Not being able to get a decent night’s sleep is bad enough, but now Swedish-German research collaboration has added a new misery to the list of illnesses you risk developing by not sleeping enough. In addition to harmful effects on brain functioning, the new research reveals that, because of changes in the gut flora, people have higher risks risk of obesity and type 2 diabetes after just a few days without high-quality sleep.
The research was carried out in a sleep laboratory with the same group of participants – first two nights with 4 hours of sleep and then two nights with 8.5 hours. The participants provided a faeces sample and took an oral glucose tolerance test after each night.
The gut flora of the participants changed considerably. Following the nights with less sleep, they had many more Firmicutes bacteria than Bacteroidetes bacteria. These changes are a clear sign of metabolic disturbances and very undesirable, because they are a factor promoting obesity. The participants also had elevated levels of three other types of bacteria with the same known effects.

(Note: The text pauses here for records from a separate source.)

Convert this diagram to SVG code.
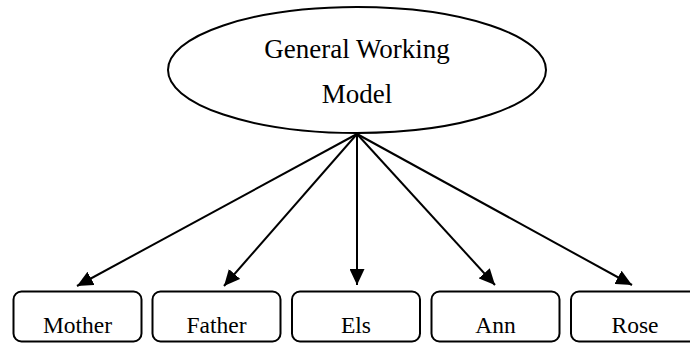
<svg xmlns="http://www.w3.org/2000/svg" width="690" height="343" viewBox="0 0 690 343">
  <defs>
    <marker id="arrow" markerUnits="userSpaceOnUse" markerWidth="17" markerHeight="15" refX="16" refY="7.5" orient="auto">
      <path d="M0,0 L16,7.5 L0,15 z" fill="#000"/>
    </marker>
    <style>
      .shape { fill: #fff; stroke: #000; stroke-width: 2; }
      .edge { stroke: #000; stroke-width: 2; fill: none; marker-end: url(#arrow); }
      text { fill: #000; text-anchor: middle; }
    </style>
  </defs>
  <rect width="690" height="343" fill="#fff"/>

  <g id="general-working-model" font-family="Liberation Serif, DejaVu Serif, serif" font-size="27">
    <ellipse class="shape" cx="357" cy="70" rx="189" ry="63"/>
    <text x="357" y="58">General Working</text>
    <text x="357" y="103">Model</text>
  </g>

  <g id="connectors">
    <line class="edge" x1="357" y1="134" x2="77" y2="286"/>
    <line class="edge" x1="357" y1="134" x2="224" y2="286"/>
    <line class="edge" x1="357" y1="134" x2="357" y2="285"/>
    <line class="edge" x1="357" y1="134" x2="495" y2="285"/>
    <line class="edge" x1="357" y1="134" x2="632" y2="285"/>
  </g>

  <g font-family="Liberation Serif, DejaVu Serif, serif" font-size="23.5">
    <g id="mother">
      <rect class="shape" x="13.5" y="291.5" width="128" height="50" rx="8"/>
      <text x="77.5" y="333">Mother</text>
    </g>
    <g id="father">
      <rect class="shape" x="152.5" y="291.5" width="128" height="50" rx="8"/>
      <text x="216.5" y="333">Father</text>
    </g>
    <g id="els">
      <rect class="shape" x="292" y="291.5" width="128" height="50" rx="8"/>
      <text x="356" y="333">Els</text>
    </g>
    <g id="ann">
      <rect class="shape" x="431.5" y="291.5" width="128" height="50" rx="8"/>
      <text x="495.5" y="333">Ann</text>
    </g>
    <g id="rose">
      <rect class="shape" x="571" y="291.5" width="128" height="50" rx="8"/>
      <text x="635" y="333">Rose</text>
    </g>
  </g>
</svg>
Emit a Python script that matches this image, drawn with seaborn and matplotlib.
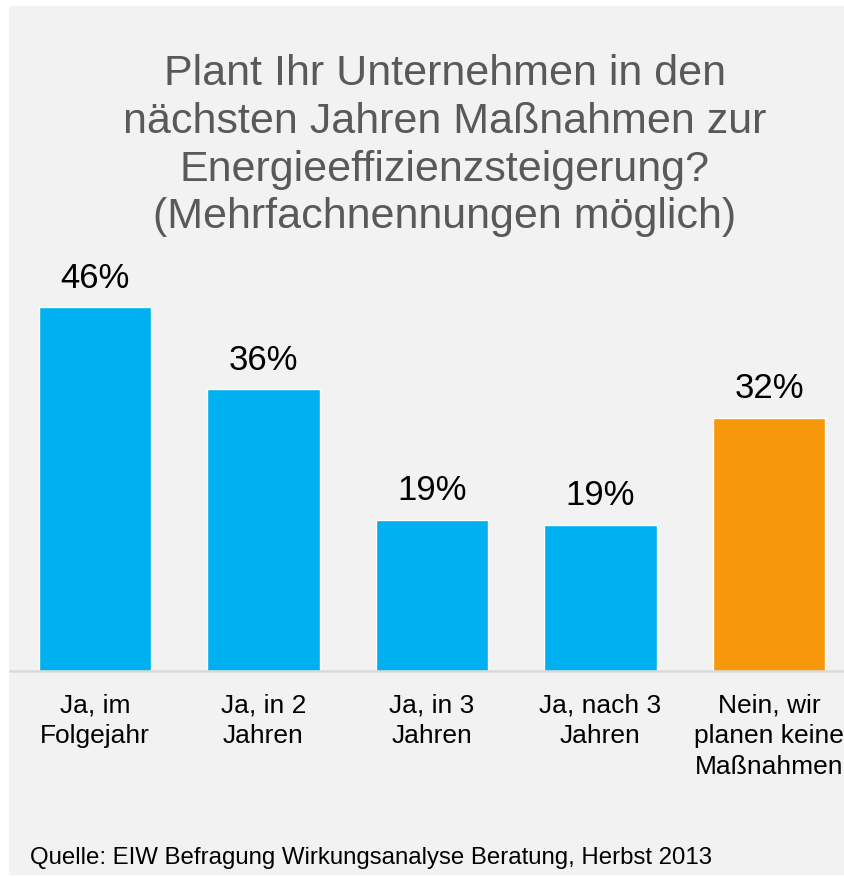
import matplotlib
matplotlib.use("Agg")
import matplotlib.pyplot as plt
import seaborn as sns
from matplotlib.patches import Rectangle

# Data
categories = [
    "Ja, im\nFolgejahr",
    "Ja, in 2\nJahren",
    "Ja, in 3\nJahren",
    "Ja, nach 3\nJahren",
    "Nein, wir\nplanen keine\nMaßnahmen",
]
values = [46.0, 35.6, 19.1, 18.5, 32.0]
value_labels = ["46%", "36%", "19%", "19%", "32%"]
bar_colors = ["#00B0F0", "#00B0F0", "#00B0F0", "#00B0F0", "#F7970B"]

title = ("Plant Ihr Unternehmen in den\n"
         "nächsten Jahren Maßnahmen zur\n"
         "Energieeffizienzsteigerung?\n"
         "(Mehrfachnennungen möglich)")
source = "Quelle: EIW Befragung Wirkungsanalyse Beratung, Herbst 2013"

W, H = 845, 877
sns.set_theme(style="white")
plt.rcParams["font.family"] = ["Liberation Sans", "DejaVu Sans"]

fig = plt.figure(figsize=(W / 100, H / 100), dpi=100, facecolor="white")

# light grey panel behind everything
fig.patches.append(Rectangle((9 / W, 2 / H), 1 - 9 / W, 1 - 8 / H,
                             transform=fig.transFigure, facecolor="#F2F2F2",
                             edgecolor="none", zorder=-10))

# axes geometry in pixels
pitch = 168.5          # px between bar centres
first_center = 95.0    # px
base_y = 671.0         # px from top
px_per_pct = 7.91
left_px = 10.0
ax_w_px = W - left_px
ymax = 50
ax_h_px = ymax * px_per_pct
ax = fig.add_axes([left_px / W, (H - base_y) / H, ax_w_px / W, ax_h_px / H])
ax.set_facecolor("none")
ax.set_zorder(1)

sns.barplot(x=categories, y=values, hue=categories, palette=bar_colors,
            legend=False, width=0.67, saturation=1, ax=ax)

x0 = -(first_center - left_px) / pitch
ax.set_xlim(x0, x0 + ax_w_px / pitch)
ax.set_ylim(0, ymax)

for cont, lab in zip(ax.containers, value_labels):
    ax.bar_label(cont, labels=[lab], padding=9, fontsize=25, color="black")

ax.set_yticks([])
ax.set_xlabel("")
ax.set_ylabel("")
for side in ["top", "right", "left"]:
    ax.spines[side].set_visible(False)
ax.spines["bottom"].set_color("#D9D9D9")
ax.spines["bottom"].set_linewidth(1.8)
ax.tick_params(axis="x", length=0, pad=16)
for t in ax.get_xticklabels():
    t.set_fontsize(19)
    t.set_color("black")
    t.set_linespacing(1.36)
    t.set_verticalalignment("top")

fig.text(445 / W, 1 - 54 / H, title, ha="center", va="top", fontsize=31,
         color="#595959", linespacing=1.25)
fig.text(30 / W, 1 - 864 / H, source, ha="left", va="baseline", fontsize=17.3,
         color="black")

fig.savefig("out.png", dpi=100, facecolor="white")
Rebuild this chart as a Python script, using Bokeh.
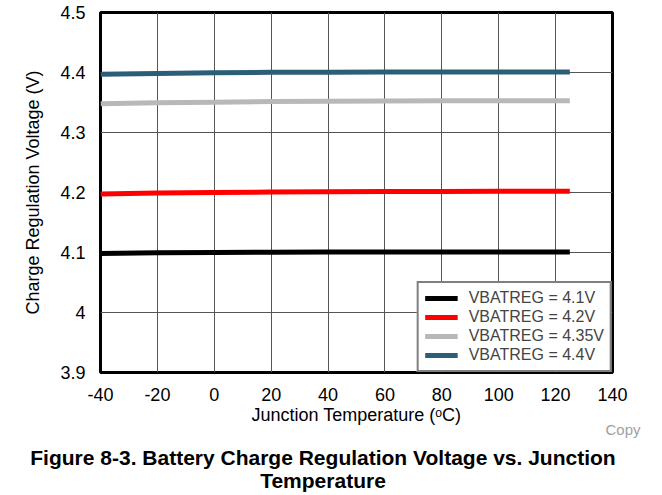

In addition to an increased number of obesity-causing bacteria, the participants’ glucose tolerance tests showed reduced insulin sensitivity, which people with type 2 diabetes usually have. In the past two decades, research has revealed the increasingly important role of human gut flora – or microbiota – on health. Previous studies on mice have shown, among other things, that mice that had the gut microbiota transplanted from a fat mouse became more obese.
Nevertheless, this is the first time research has so clearly demonstrated that lack of sleep can change the flora of the human gut and thereby help to promote metabolic disturbances. Once again, this research emphasizes the importance of high-quality sleep.
“Gut microbiota and glucometabolic alterations in response to recurrent partial sleep deprivation in normal-weight young individuals” has been published in Molecular Metabolism. In 2014, the Novo Nordisk Foundation awarded a grant to a co-author of the article, Christian Benedict, for the project Role of the Fat Mass and Obesity Gene for Sleep Loss Related Health Consequences in Humans.